The Fed was correct that the stock market was too high, with too much leverage, but wrong to assume forcing it down by restricting leverage would help. Hoover was correct about government finances being out of control, but wrong to increase taxes in response. Roosevelt was right that prices were too low and inventories too high, but destroying inventory and legislating higher prices made things worse.
Unfortunately, the discussion of economics in both op-eds and speeches by politicians today is no more logical than popular ideas of the 1920s and 1930s. People see inequality or inflation and propose that the government move things in a good direction without doing the careful empirical and theoretical work necessary to know if they are addressing a root problem constructively or merely manipulating a symptom in a way that would backfire.

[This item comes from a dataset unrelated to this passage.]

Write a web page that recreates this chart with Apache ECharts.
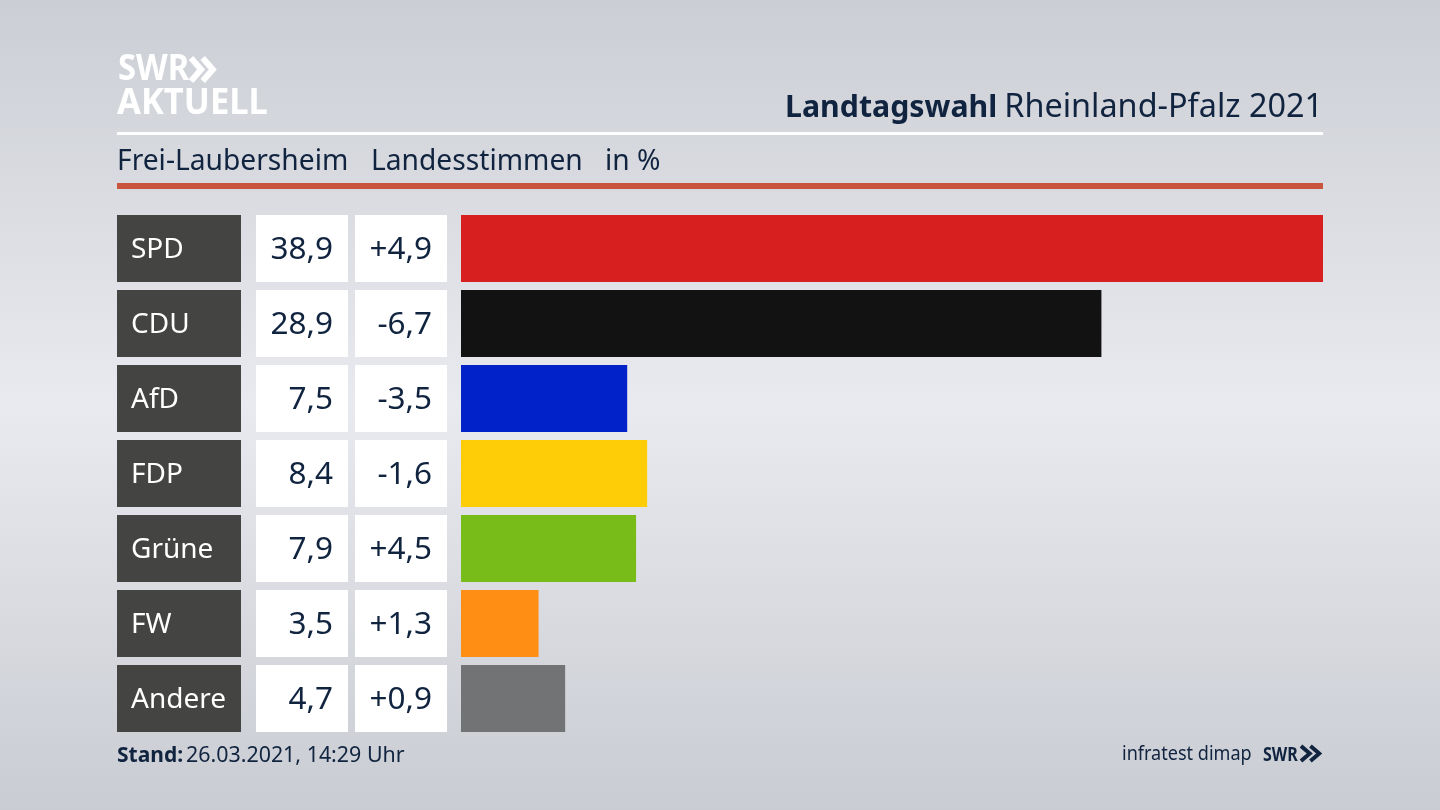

Some people, and I lean toward this camp, see the history of the Great Depression as a cautionary tale about overactive and overambitious government. Others view it as an experience that taught us what not to do, so the government could now manage the economy in constructive ways. The optimistic view, however, depends on people learning about not just the specific mistakes of that era, but also the problem with illogical, unsupported policies masquerading as economics. History textbooks need not include rational accounts of the causes of the Great Depression, but they should avoid peddling incoherent non-economics as fact. Say the Great Depression is unexplained or that its causes are too complex and controversial to cover. Or include heterodox explanations rejected by modern economists, but define them clearly, provide consistent theory and reference empirical evidence. Or assign outside readings covering a range of opinion.
I would hope that US history textbooks provide good coverage of the most important economic event of the 20th century, but I would be satisfied if they merely left out just-so stories claiming to be economic fact.
Aaron Brown is a former head of financial market research at AQR Capital Management. He is also an active cryptocurrency investor and has venture capital investments and advisory ties with cryptocurrency firms. This column does not necessarily reflect the opinion of the editorial board or Bloomberg LP and its owners.